El Inpec también argumentó que los centros carcelarios permitían los encuentros virtuales y que así la pareja se podía comunicar. No obstante, los dos debían cumplir con ciertas condiciones: estar condenados, demostrar buena conducta y no poder acceder a visitas por motivos geográficos de ubicación. En esa primera ronda, el juzgado falló a favor de la penitenciaría y negó la acción de tutela por improcedente.

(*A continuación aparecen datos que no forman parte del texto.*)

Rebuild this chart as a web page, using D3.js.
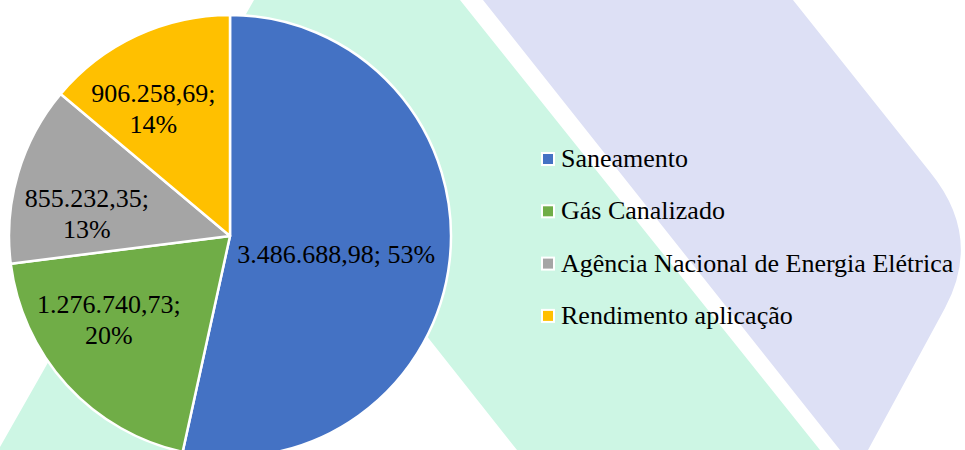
<!DOCTYPE html>
<html>
<head>
<meta charset="utf-8">
<script src="https://cdn.jsdelivr.net/npm/d3@7"></script>
<style>
  html, body { margin: 0; padding: 0; background: #fff; }
  svg { display: block; }
</style>
</head>
<body>
<script>
// chart data
var categories = ["Saneamento", "Gás Canalizado", "Agência Nacional de Energia Elétrica", "Rendimento aplicação"];
var values = [3486688.98, 1276740.73, 855232.35, 906258.69];
var valueLabels = ["3.486.688,98", "1.276.740,73", "855.232,35", "906.258,69"];
var colors = ["#4472C4", "#70AD47", "#A5A5A5", "#FFC000"];

var width = 965, height = 450;
var cx = 230, cy = 236, radius = 221;
var fontSize = 26;
var serif = "'Liberation Serif', 'Times New Roman', Tinos, 'DejaVu Serif', serif";

// label placement (radius factor, angle shift in degrees), like excel "best fit"
var labelPlace = [[0.487, 3.4], [0.665, 8], [0.656, -7.4], [0.674, -6]];

var svg = d3.select("body").append("svg")
	.attr("width", width).attr("height", height);

// watermark shapes in the background
var bg = svg.append("g");
bg.append("path")
	.attr("d", "M254,0 L460,0 L820,450 L517,450 L350,239 L230,450 L0,450 L0,447 Z")
	.style("fill", "#cdf6e4");
bg.append("path")
	.attr("d", "M483,0 L793,0 L930,172 Q983,237 945,308 L868,450 L840,450 Z")
	.style("fill", "#dde0f5");

var total = d3.sum(values);
var data = values.map(function(v, i) {
	return {name: categories[i], value: v, label: valueLabels[i], color: colors[i], i: i};
});

var pie = d3.pie()
	.sort(null)
	.value(function(d) { return d.value; });

var arc = d3.arc().innerRadius(0).outerRadius(radius);

var g = svg.append("g").attr("transform", "translate(" + cx + "," + cy + ")");
var arcs = pie(data);

g.selectAll("path.slice")
	.data(arcs)
	.enter().append("path")
	.attr("class", "slice")
	.attr("d", arc)
	.style("fill", function(d) { return d.data.color; })
	.style("stroke", "#fff")
	.style("stroke-width", 2.5)
	.style("stroke-linejoin", "round");

// data labels
var labels = g.selectAll("text.lbl")
	.data(arcs)
	.enter().append("text")
	.attr("class", "lbl")
	.attr("text-anchor", "middle")
	.attr("font-family", serif)
	.style("font-family", serif)
	.style("font-size", fontSize + "px")
	.style("fill", "#000")
	.attr("transform", function(d) {
		var p = labelPlace[d.data.i];
		var a = (d.startAngle + d.endAngle) / 2 + p[1] * Math.PI / 180;
		var r = radius * p[0];
		return "translate(" + (Math.sin(a) * r) + "," + (-Math.cos(a) * r) + ")";
	});

labels.each(function(d) {
	var t = d3.select(this);
	var pct = Math.round(d.data.value / total * 100) + "%";
	if (d.data.i === 0) {
		t.append("tspan").attr("x", 0).attr("y", 9).text(d.data.label + "; " + pct);
	} else {
		t.append("tspan").attr("x", 0).attr("y", -6).text(d.data.label + ";");
		t.append("tspan").attr("x", 0).attr("y", 25).text(pct);
	}
});

// legend
var legend = svg.append("g").attr("transform", "translate(541,0)");
var item = legend.selectAll("g")
	.data(data)
	.enter().append("g")
	.attr("transform", function(d, i) { return "translate(0," + (167 + i * 52.3) + ")"; });

item.append("rect")
	.attr("x", 0).attr("y", -15)
	.attr("width", 14).attr("height", 14)
	.style("fill", "#fff");
item.append("rect")
	.attr("x", 2).attr("y", -13)
	.attr("width", 10).attr("height", 10)
	.style("fill", function(d) { return d.color; });
item.append("text")
	.attr("x", 20).attr("y", 0)
	.attr("font-family", serif)
	.style("font-family", serif)
	.style("font-size", fontSize + "px")
	.style("fill", "#000")
	.text(function(d) { return d.name; });
</script>
</body>
</html>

¿Había otra salida para que Carlos pudiera estar más cerca de Jaime? Solo fue hasta 1992 que se permitieron las visitas conyugales y las citas en las que se admiten encuentros sexuales en determinados espacios privados de las cárceles. En 2013, la Corte Constitucional ordenó al Inpec reglamentarlas para parejas del mismo sexo, reconociendo su derecho a la igualdad y no discriminación. Pero la implementación no fue tan amorosa: hubo que pelearla.
Ocurrió cuando Luz Ángela y María Elena, dos reclusas que pagaban sus penas en la cárcel El Pedregal de Medellín, pidieron un espacio privado para amarse. El director de la penitenciaría se opuso porque Luz Ángela estaba casada con un hombre llamado Jhonny. Aunque el camino fue pedrizo, la reclusa logró demostrar que esa relación había terminado varios años atrás y que ahora amaba a Luz Ángela; lo confirmaban los catorce meses que llevaban de novias tras los muros de la cárcel.

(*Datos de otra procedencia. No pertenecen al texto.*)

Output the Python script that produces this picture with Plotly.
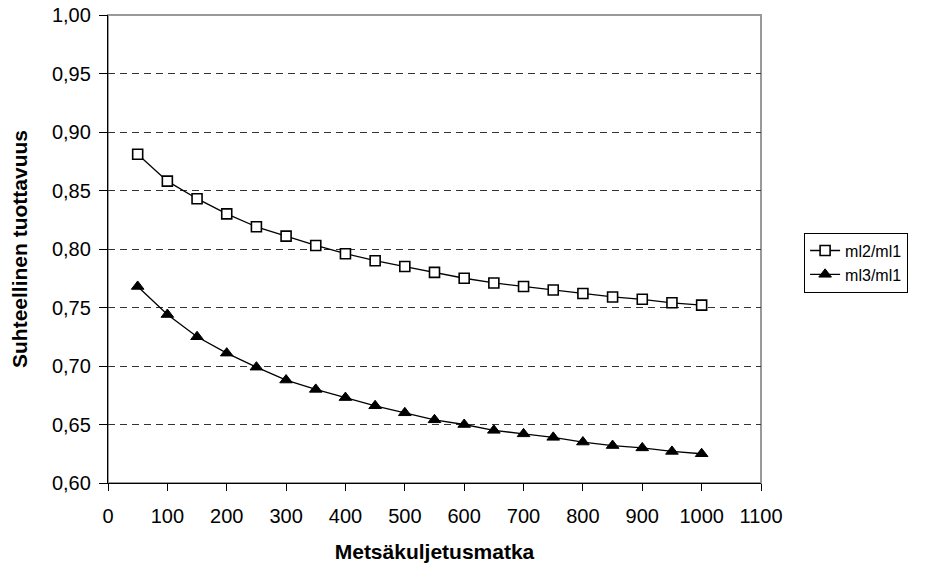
import plotly.graph_objects as go

# Forwarding distance (m)
distance = [50, 100, 150, 200, 250, 300, 350, 400, 450, 500,
            550, 600, 650, 700, 750, 800, 850, 900, 950, 1000]

# Relative productivity ratios
ml2_ml1 = [0.881, 0.858, 0.843, 0.830, 0.819, 0.811, 0.803, 0.796, 0.790, 0.785,
           0.780, 0.775, 0.771, 0.768, 0.765, 0.762, 0.759, 0.757, 0.754, 0.752]
ml3_ml1 = [0.768, 0.744, 0.725, 0.711, 0.699, 0.688, 0.680, 0.673, 0.666, 0.660,
           0.654, 0.650, 0.645, 0.642, 0.639, 0.635, 0.632, 0.630, 0.627, 0.625]

x_ticks = list(range(0, 1101, 100))
y_ticks = [0.60, 0.65, 0.70, 0.75, 0.80, 0.85, 0.90, 0.95, 1.00]

FONT = "Arial, 'Liberation Sans', sans-serif"

fig = go.Figure()
fig.add_trace(go.Scatter(
    x=distance, y=ml2_ml1, name="ml2/ml1", mode="lines+markers",
    line=dict(color="black", width=1.3),
    marker=dict(symbol="square", size=10, color="white",
                line=dict(color="black", width=1.6)),
))
fig.add_trace(go.Scatter(
    x=distance, y=ml3_ml1, name="ml3/ml1", mode="lines+markers",
    line=dict(color="black", width=1.3),
    marker=dict(symbol="triangle-up", size=11, color="black",
                line=dict(color="black", width=1)),
))

# Gray frame around the plot area (top and right edges show)
fig.add_shape(type="rect", xref="paper", yref="paper", x0=0, y0=0, x1=1, y1=1,
              line=dict(color="#999999", width=2), layer="below")

fig.update_layout(
    width=949, height=574,
    margin=dict(l=108, r=188, t=15, b=91),
    paper_bgcolor="white", plot_bgcolor="white",
    separators=", ",
    font=dict(family=FONT, size=20, color="black"),
    showlegend=True,
    legend=dict(
        x=1.066, y=0.535, xanchor="left", yanchor="top",
        bordercolor="black", borderwidth=1, bgcolor="white",
        font=dict(family=FONT, size=16, color="black"),
        itemwidth=30, tracegroupgap=0,
    ),
    xaxis=dict(
        range=[0, 1100], tickvals=x_ticks, ticktext=[str(v) for v in x_ticks],
        showgrid=False, zeroline=False, automargin=False,
        showline=True, linecolor="black", linewidth=1.3,
        ticks="outside", ticklen=7, tickcolor="black", tickwidth=1,
        ticklabelstandoff=8,
        tickfont=dict(family=FONT, size=20),
        title=dict(text="<b>Metsäkuljetusmatka</b>", font=dict(family=FONT, size=21), standoff=18),
    ),
    yaxis=dict(
        range=[0.60, 1.00], tickvals=y_ticks, tickformat=".2f",
        showgrid=True, gridcolor="#333333", gridwidth=1, griddash="7px,5px",
        zeroline=False, automargin=False,
        showline=True, linecolor="black", linewidth=1.3,
        ticks="outside", ticklen=8, tickcolor="black", tickwidth=1,
        ticklabelstandoff=4,
        tickfont=dict(family=FONT, size=20),
        title=dict(text="<b>Suhteellinen tuottavuus</b>", font=dict(family=FONT, size=21), standoff=18),
    ),
)

fig.write_html("out.html")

El caso llegó a la Corte Constitucional y llenó de preguntas a los magistrados: «¿Quedan excluidos de la posibilidad de disponer de una visita íntima aquellos solteros y solteras que al momento de ingresar al establecimiento carcelario no lograron consolidar alguna relación afectiva? O, como en este caso, ¿están restringidos los encuentros sexuales para aquellos internos casados sobre quienes acaezca, de hecho, una separación de cuerpos?».
Después de estudiar los hechos durante ocho meses, la Corte concluyó que no se debían restringir los derechos sexuales a una persona que había demostrado estar separada de su expareja. Así que, mediante la Sentencia T-372 de 2013, se garantizó por primera vez «el disfrute periódico del derecho a la visita íntima» por parte de parejas del mismo sexo recluidas en establecimientos carcelarios.

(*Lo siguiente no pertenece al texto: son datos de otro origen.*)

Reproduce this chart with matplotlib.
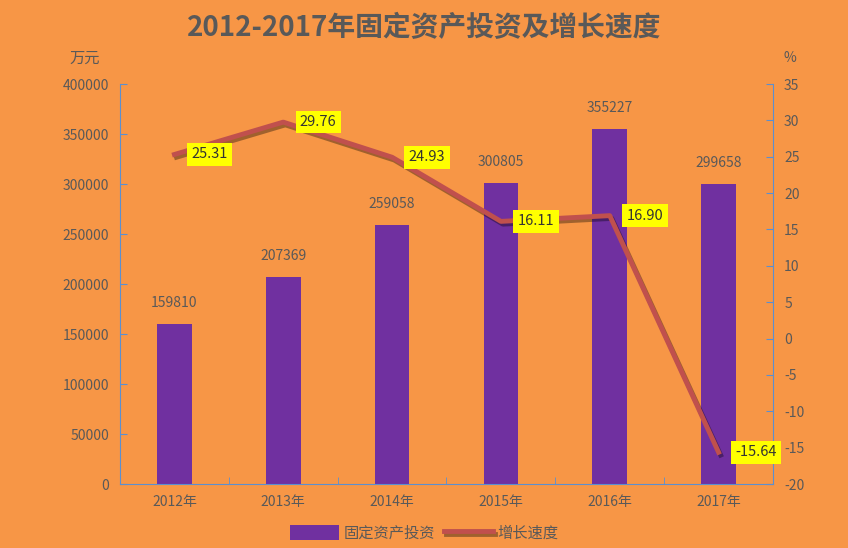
import numpy as np
import matplotlib.pyplot as plt
import matplotlib.patheffects as pe

plt.rcParams['font.family'] = ['Noto Sans CJK SC', 'DejaVu Sans']
plt.rcParams['axes.unicode_minus'] = False

# --- Data ---
years = ['2012年', '2013年', '2014年', '2015年', '2016年', '2017年']
investment = [159810, 207369, 259058, 300805, 355227, 299658]
growth = [25.31, 29.76, 24.93, 16.11, 16.90, -15.64]

BG = '#F79646'
BAR = '#7030A0'
LINE = '#C0504D'
TEXT = '#595959'
SPINE = '#5B8FD0'

fig = plt.figure(figsize=(8.48, 5.48), dpi=100, facecolor=BG)
ax = fig.add_axes([120 / 848, 1 - 484 / 548, 653 / 848, 400 / 548])
ax.set_facecolor(BG)
ax2 = ax.twinx()

x = np.arange(len(years))

# --- Bars ---
bars = ax.bar(x, investment, width=0.32, color=BAR, label='固定资产投资', zorder=2)
for xi, v in zip(x, investment):
    ax.annotate(f'{v}', (xi, v), xytext=(0, 10), textcoords='offset points',
                ha='center', va='bottom', fontsize=10, color=TEXT)

ax.set_xlim(-0.5, len(years) - 0.5)
ax.set_ylim(0, 400000)
ax.set_yticks(np.arange(0, 400001, 50000))
ax.set_xticks(x)
ax.set_xticklabels(years)
ax.set_xticks(np.arange(-0.5, len(years), 1), minor=True)

# --- Line ---
line, = ax2.plot(x, growth, color=LINE, lw=3.5, label='增长速度', zorder=3,
                 path_effects=[pe.SimpleLineShadow(offset=(1.5, -2), alpha=0.35), pe.Normal()])
for xi, v in zip(x, growth):
    ax2.annotate(f'{v:.2f}', (xi, v), xytext=(12, 0), textcoords='offset points',
                 ha='left', va='center', fontsize=10.5, color='#333333',
                 bbox=dict(boxstyle='square,pad=0.3', fc='#FFFF00', ec='none'))
ax2.set_ylim(-20, 35)
ax2.set_yticks(np.arange(-20, 36, 5))

# --- Styling ---
for a in (ax, ax2):
    a.spines['top'].set_visible(False)
    for s in ('left', 'right', 'bottom'):
        a.spines[s].set_color(SPINE)
ax.spines['right'].set_visible(False)
ax2.spines['left'].set_visible(False)
ax2.spines['bottom'].set_visible(False)

ax.tick_params(axis='y', direction='in', length=5, color=SPINE, labelcolor=TEXT, labelsize=10, pad=8)
ax2.tick_params(axis='y', direction='in', length=5, color=SPINE, labelcolor=TEXT, labelsize=10, pad=8)
ax.tick_params(axis='x', which='major', length=0, labelcolor=TEXT, labelsize=10, pad=8)
ax.tick_params(axis='x', which='minor', direction='in', length=5, color=SPINE)

fig.text(85 / 848, 1 - 58 / 548, '万元', ha='center', va='center', fontsize=11, color=TEXT)
fig.text(790 / 848, 1 - 58 / 548, '%', ha='center', va='center', fontsize=10, color=TEXT)
fig.text(0.5, 1 - 28 / 548, '2012-2017年固定资产投资及增长速度', ha='center', va='center',
         fontsize=20, fontweight='bold', color=TEXT)

fig.legend([bars, line], ['固定资产投资', '增长速度'], loc='center', bbox_to_anchor=(0.5, 1 - 533 / 548),
           ncol=2, frameon=False, fontsize=11, labelcolor=TEXT, handlelength=3.2, handleheight=1.2,
           columnspacing=0.6, handletextpad=0.3)

fig.savefig('out.png', dpi=100, facecolor=BG)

Nueve años después, en 2020, un caso similar llegó a la Corte Constitucional. En este se evidenció que, a pesar de la jurisprudencia, persistían dificultades para las parejas del mismo sexo a la hora de acceder a las visitas conyugales. En su respuesta, la Sentencia T-365 de 2022, la Corte reiteró la obligación del Inpec de garantizar este derecho de manera efectiva y sin discriminación. Desde entonces, las parejas del mismo sexo en Colombia han tenido la plena posibilidad de acceder a las visitas conyugales en las cárceles del país, bajo las mismas condiciones y requisitos que las parejas heterosexuales.
En el caso de la pareja de El Barne, Carlos no estaba reclamando el acceso a visitas conyugales, sino algo mucho más complicado en materia penitenciaria: que regresaran a Jaime a esa cárcel. Todo parecía indicar que la Corte Constitucional, adonde había llegado el caso, iba a amparar los derechos de estas dos personas. Pero lo que iba a unir la justicia lo separó el (des)amor.
Dentro de las diligencias judiciales, un funcionario de la Defensoría del Pueblo visitó la cárcel La Picota para tomar la declaración de Jaime. Este, sin embargo, le hizo saber que su relación con Carlos había terminado y que no estaba interesado en tener una «visita íntima con él».
La situación se tornó singular. Dos funcionarias de la Defensoría del Pueblo entrevistaron a Carlos en Boyacá, pero él les dijo que no había instaurado la acción de tutela, y que tal vez había sido Jaime buscando volver a El Barne. El amor se había roto, advirtieron las defensoras. La Corte, ante los nuevos hechos, y después del desgaste jurídico, cerró el caso, no sin antes advertir que las parejas del mismo sexo condenadas a penas intramurales tienen los mismo derechos conyugales que las parejas heterosexuales.
Como diría Joaquín Sabina: «De ti depende y de mí que entre los dos siga siendo ayer noche, hoy por la mañana». En el caso de Carlos y Jaime no alcanzó la noche y no habrá mañana.